_Your goal_
Pictures stay out. Extract the lines below from the first one through the line with "XX, YY = np.meshgrid(gx, gy)", both included.

_Extracted records_
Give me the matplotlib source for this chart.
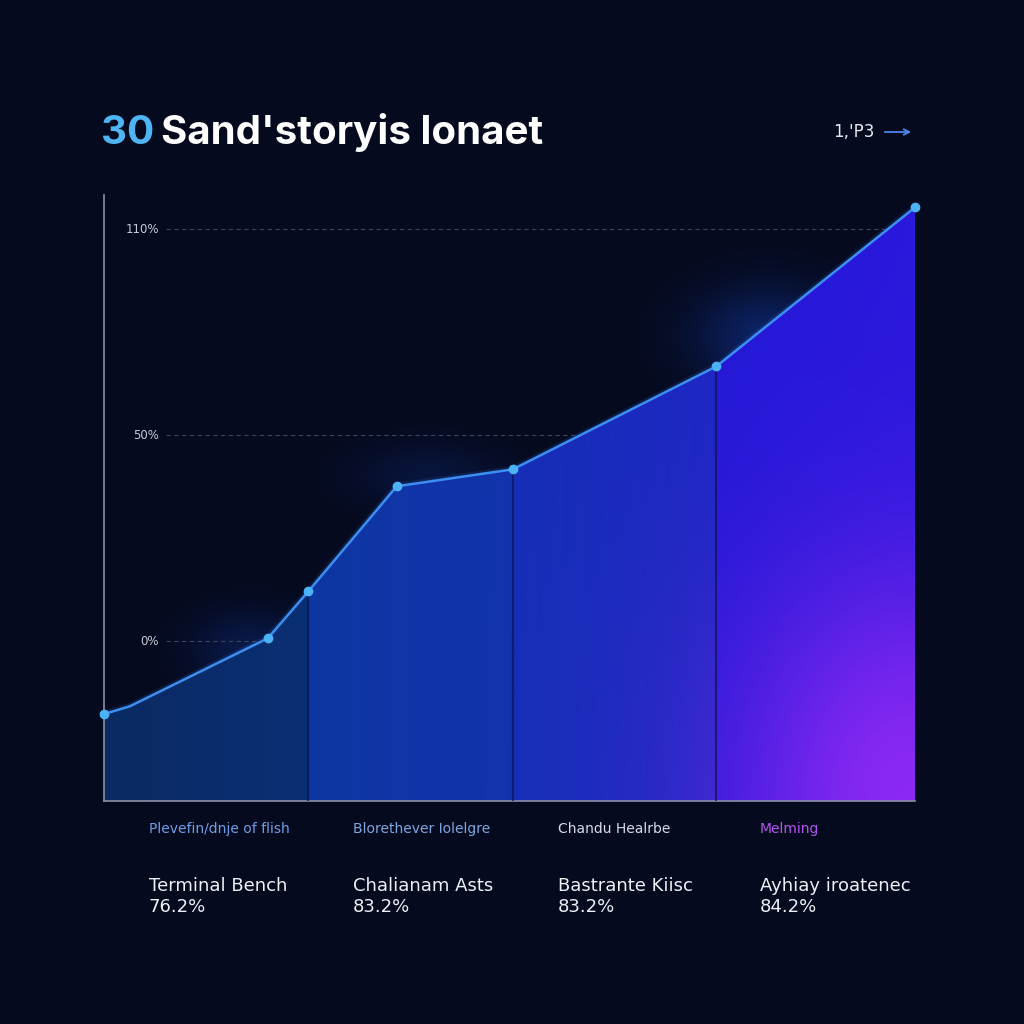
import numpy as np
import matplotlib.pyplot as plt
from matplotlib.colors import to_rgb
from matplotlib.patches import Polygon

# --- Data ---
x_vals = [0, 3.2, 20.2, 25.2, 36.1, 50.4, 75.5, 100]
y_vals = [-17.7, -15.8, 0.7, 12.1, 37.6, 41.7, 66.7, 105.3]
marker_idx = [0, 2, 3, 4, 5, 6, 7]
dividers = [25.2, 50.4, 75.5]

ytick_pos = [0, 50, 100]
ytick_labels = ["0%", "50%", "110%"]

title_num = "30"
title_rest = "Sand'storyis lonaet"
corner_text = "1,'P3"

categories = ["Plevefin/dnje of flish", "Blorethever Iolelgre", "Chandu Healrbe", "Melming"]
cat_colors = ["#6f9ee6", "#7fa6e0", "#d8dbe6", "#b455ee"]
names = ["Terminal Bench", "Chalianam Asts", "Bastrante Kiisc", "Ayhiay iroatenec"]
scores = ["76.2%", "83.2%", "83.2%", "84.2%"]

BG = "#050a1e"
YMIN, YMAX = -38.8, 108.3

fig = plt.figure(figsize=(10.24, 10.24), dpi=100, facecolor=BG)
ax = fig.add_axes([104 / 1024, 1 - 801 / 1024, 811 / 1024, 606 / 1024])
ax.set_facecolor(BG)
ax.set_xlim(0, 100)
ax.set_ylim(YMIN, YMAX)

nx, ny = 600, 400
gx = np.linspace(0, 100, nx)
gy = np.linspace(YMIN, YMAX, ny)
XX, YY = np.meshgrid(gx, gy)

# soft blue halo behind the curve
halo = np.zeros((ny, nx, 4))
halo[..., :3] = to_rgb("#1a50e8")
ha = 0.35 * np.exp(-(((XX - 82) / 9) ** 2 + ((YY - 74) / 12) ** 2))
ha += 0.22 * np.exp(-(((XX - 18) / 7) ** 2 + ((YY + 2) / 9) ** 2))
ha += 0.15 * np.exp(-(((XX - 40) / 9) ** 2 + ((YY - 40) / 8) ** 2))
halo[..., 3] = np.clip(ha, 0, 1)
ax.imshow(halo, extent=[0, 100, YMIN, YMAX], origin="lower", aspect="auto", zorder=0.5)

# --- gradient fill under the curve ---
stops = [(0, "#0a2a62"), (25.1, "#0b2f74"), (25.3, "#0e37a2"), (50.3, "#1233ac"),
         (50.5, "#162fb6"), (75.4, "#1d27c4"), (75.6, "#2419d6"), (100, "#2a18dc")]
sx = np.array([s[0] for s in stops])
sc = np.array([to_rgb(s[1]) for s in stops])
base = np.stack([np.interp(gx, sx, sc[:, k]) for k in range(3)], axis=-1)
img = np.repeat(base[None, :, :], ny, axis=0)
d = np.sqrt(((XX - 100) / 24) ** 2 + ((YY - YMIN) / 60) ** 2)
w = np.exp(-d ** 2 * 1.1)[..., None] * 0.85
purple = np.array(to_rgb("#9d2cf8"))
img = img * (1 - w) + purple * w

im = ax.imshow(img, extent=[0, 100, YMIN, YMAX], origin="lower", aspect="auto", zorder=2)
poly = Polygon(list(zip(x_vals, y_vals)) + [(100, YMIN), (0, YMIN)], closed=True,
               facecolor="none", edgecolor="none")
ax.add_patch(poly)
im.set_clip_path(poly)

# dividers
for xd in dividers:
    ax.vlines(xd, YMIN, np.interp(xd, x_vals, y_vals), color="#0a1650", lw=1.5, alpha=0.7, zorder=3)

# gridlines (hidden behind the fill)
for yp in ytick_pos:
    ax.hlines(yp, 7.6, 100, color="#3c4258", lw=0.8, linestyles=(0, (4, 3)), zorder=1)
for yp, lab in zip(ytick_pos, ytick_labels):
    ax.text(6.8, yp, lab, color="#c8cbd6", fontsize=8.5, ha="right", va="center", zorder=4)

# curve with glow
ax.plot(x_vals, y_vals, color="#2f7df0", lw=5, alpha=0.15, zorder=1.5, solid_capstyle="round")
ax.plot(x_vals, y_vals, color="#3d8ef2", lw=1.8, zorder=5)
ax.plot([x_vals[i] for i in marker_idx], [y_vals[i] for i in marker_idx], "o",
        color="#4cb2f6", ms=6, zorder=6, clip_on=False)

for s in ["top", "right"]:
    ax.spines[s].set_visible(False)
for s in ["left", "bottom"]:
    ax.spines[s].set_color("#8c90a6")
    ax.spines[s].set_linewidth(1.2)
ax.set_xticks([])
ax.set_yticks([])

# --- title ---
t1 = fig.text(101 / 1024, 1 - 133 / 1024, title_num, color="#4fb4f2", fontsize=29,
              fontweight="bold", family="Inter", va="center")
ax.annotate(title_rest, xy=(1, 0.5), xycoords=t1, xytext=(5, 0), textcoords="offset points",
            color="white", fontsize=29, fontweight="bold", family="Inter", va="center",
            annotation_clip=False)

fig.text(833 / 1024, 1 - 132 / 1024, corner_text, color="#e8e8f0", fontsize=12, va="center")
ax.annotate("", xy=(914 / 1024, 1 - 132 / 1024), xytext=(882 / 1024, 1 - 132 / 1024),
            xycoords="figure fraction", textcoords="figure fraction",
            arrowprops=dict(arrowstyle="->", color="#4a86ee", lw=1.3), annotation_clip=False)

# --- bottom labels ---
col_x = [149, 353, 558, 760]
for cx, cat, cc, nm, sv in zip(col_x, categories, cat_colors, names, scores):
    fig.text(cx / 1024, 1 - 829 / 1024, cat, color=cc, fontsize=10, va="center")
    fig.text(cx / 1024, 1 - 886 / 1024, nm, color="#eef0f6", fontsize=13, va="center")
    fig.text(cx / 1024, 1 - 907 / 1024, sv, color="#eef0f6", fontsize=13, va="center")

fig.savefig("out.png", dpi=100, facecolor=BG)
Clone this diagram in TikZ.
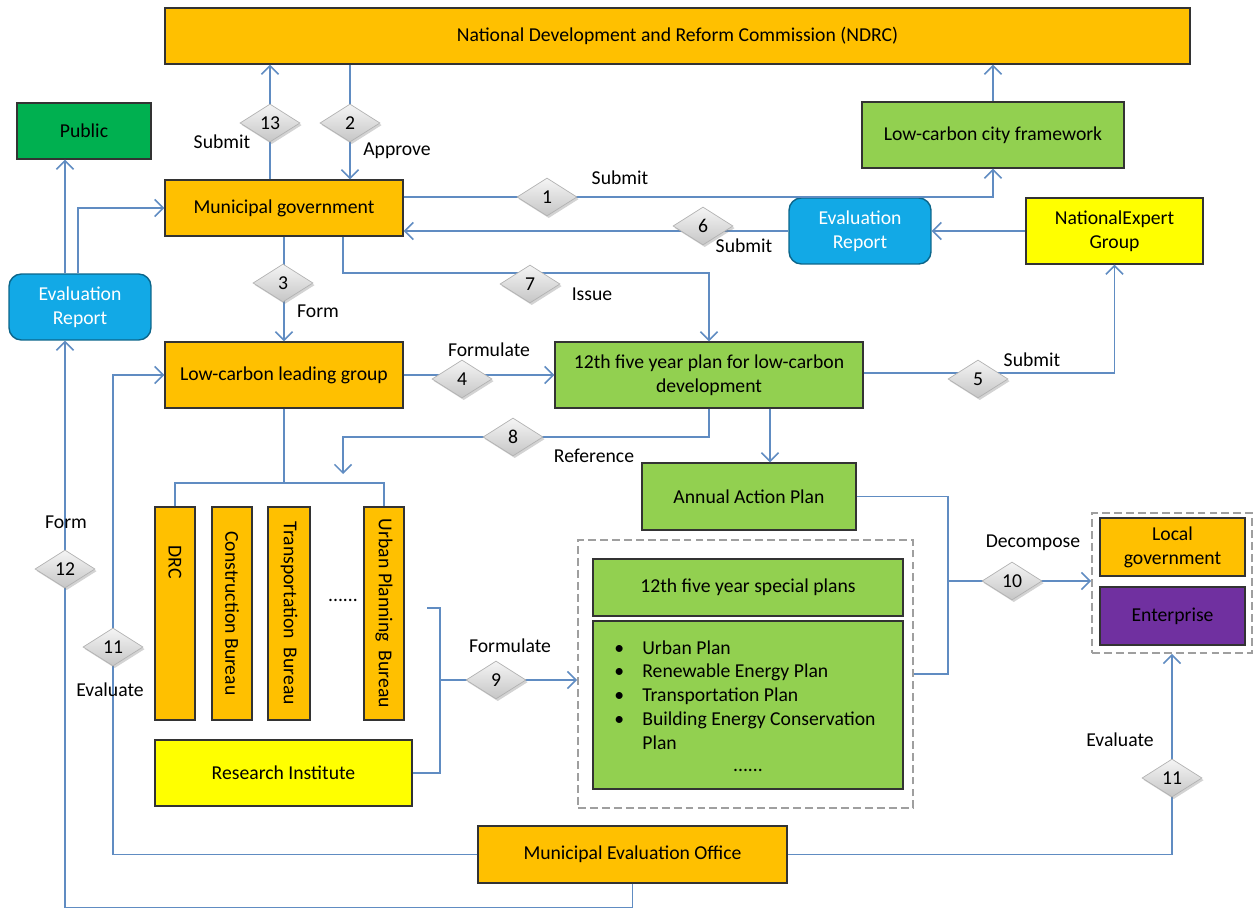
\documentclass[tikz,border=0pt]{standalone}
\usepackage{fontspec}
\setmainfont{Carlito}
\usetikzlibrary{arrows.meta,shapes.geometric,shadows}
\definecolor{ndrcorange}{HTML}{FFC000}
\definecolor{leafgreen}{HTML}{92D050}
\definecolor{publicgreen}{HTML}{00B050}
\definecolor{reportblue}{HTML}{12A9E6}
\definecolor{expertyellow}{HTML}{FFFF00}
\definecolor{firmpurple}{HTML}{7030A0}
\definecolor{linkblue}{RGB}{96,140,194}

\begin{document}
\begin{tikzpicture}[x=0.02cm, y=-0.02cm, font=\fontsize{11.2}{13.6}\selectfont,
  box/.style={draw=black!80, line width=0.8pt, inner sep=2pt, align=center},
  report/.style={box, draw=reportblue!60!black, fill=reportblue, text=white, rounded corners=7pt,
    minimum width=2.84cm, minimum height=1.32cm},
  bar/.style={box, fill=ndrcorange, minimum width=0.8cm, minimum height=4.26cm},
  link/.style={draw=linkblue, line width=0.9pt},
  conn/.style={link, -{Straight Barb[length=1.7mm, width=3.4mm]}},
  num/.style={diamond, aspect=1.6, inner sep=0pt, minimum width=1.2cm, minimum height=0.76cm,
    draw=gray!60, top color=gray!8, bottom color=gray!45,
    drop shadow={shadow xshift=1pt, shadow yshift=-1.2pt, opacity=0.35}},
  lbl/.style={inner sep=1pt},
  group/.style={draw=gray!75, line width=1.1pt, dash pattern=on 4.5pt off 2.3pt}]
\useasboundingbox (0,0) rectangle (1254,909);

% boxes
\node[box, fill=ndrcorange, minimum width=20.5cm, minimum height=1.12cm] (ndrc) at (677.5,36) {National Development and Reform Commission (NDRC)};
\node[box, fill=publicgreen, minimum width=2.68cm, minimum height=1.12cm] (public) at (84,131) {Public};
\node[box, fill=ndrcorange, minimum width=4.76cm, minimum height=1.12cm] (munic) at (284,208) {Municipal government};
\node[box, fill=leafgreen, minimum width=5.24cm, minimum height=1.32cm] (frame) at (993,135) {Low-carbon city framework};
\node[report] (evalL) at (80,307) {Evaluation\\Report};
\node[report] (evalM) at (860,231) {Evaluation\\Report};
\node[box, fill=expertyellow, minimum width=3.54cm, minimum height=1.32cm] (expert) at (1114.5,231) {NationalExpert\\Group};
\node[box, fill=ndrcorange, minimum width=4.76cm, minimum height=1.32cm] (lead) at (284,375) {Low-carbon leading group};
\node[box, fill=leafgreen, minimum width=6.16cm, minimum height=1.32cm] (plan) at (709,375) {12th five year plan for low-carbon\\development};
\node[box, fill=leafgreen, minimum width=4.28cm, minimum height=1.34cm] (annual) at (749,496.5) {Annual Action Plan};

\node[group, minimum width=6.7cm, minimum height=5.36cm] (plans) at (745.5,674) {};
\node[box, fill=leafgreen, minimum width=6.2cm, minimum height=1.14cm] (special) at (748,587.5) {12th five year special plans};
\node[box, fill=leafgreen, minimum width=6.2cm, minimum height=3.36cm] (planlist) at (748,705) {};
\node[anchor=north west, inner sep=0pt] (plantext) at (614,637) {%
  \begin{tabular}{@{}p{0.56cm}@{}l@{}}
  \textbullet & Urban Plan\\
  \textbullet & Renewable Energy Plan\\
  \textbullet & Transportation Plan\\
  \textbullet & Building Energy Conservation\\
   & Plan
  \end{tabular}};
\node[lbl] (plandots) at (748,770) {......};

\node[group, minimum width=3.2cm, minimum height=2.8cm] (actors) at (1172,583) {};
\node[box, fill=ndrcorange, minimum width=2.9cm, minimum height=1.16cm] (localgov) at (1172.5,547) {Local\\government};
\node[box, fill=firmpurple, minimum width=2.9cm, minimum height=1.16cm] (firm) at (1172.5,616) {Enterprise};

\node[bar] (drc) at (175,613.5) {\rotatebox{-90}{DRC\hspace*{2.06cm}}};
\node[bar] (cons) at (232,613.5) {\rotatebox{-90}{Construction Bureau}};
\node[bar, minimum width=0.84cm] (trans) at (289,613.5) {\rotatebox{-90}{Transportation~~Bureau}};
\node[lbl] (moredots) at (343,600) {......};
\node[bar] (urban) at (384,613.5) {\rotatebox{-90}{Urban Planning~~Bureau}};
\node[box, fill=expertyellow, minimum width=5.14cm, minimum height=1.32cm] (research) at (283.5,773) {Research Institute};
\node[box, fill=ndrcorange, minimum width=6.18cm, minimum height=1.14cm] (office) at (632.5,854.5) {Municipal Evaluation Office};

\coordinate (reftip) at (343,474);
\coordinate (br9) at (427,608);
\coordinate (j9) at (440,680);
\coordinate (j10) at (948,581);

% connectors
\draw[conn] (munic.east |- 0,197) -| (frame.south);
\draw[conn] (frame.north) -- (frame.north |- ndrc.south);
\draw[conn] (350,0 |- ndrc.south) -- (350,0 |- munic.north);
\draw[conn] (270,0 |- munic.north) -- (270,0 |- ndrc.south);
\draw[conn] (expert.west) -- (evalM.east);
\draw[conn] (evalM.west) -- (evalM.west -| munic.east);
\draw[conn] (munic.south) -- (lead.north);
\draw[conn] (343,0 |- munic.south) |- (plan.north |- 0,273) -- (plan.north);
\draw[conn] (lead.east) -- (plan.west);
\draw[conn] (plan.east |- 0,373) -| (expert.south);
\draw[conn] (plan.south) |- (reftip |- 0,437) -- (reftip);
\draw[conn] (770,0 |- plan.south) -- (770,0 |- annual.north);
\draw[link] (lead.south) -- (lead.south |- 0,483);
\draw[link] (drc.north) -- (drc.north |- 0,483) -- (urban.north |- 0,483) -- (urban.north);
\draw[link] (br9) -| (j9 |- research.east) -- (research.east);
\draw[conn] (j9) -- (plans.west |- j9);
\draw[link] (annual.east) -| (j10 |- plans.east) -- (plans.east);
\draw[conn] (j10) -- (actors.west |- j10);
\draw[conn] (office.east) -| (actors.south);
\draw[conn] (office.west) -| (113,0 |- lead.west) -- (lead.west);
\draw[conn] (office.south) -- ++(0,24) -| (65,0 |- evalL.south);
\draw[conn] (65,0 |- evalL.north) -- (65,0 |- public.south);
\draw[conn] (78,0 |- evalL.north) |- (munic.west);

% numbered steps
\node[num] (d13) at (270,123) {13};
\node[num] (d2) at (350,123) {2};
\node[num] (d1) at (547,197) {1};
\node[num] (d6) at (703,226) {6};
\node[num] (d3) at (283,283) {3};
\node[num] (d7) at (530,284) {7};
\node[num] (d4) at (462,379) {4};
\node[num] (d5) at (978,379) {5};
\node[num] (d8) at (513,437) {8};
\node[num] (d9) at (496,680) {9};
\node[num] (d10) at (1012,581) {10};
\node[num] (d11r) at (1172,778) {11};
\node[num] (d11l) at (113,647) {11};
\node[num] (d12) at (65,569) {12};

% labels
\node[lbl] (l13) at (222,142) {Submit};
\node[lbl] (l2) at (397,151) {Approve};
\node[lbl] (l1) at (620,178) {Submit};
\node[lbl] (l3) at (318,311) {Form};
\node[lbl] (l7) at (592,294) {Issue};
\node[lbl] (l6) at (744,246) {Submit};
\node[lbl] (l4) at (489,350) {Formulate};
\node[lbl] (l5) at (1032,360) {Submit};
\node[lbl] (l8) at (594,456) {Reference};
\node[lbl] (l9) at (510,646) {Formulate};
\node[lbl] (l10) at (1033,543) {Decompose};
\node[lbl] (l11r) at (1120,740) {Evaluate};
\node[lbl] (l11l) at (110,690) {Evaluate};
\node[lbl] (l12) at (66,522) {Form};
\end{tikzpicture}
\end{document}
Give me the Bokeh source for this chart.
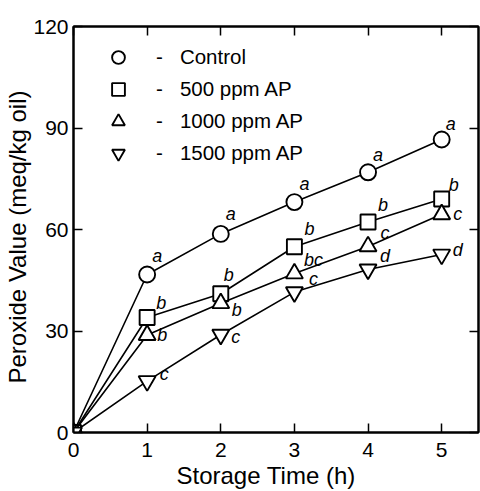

_Final answer_
Give me the matplotlib source for this chart.
import numpy as np
import matplotlib.pyplot as plt
from matplotlib.colors import to_rgb
from matplotlib.patches import Polygon

# --- Data ---
x_vals = [0, 3.2, 20.2, 25.2, 36.1, 50.4, 75.5, 100]
y_vals = [-17.7, -15.8, 0.7, 12.1, 37.6, 41.7, 66.7, 105.3]
marker_idx = [0, 2, 3, 4, 5, 6, 7]
dividers = [25.2, 50.4, 75.5]

ytick_pos = [0, 50, 100]
ytick_labels = ["0%", "50%", "110%"]

title_num = "30"
title_rest = "Sand'storyis lonaet"
corner_text = "1,'P3"

categories = ["Plevefin/dnje of flish", "Blorethever Iolelgre", "Chandu Healrbe", "Melming"]
cat_colors = ["#6f9ee6", "#7fa6e0", "#d8dbe6", "#b455ee"]
names = ["Terminal Bench", "Chalianam Asts", "Bastrante Kiisc", "Ayhiay iroatenec"]
scores = ["76.2%", "83.2%", "83.2%", "84.2%"]

BG = "#050a1e"
YMIN, YMAX = -38.8, 108.3

fig = plt.figure(figsize=(10.24, 10.24), dpi=100, facecolor=BG)
ax = fig.add_axes([104 / 1024, 1 - 801 / 1024, 811 / 1024, 606 / 1024])
ax.set_facecolor(BG)
ax.set_xlim(0, 100)
ax.set_ylim(YMIN, YMAX)

nx, ny = 600, 400
gx = np.linspace(0, 100, nx)
gy = np.linspace(YMIN, YMAX, ny)
XX, YY = np.meshgrid(gx, gy)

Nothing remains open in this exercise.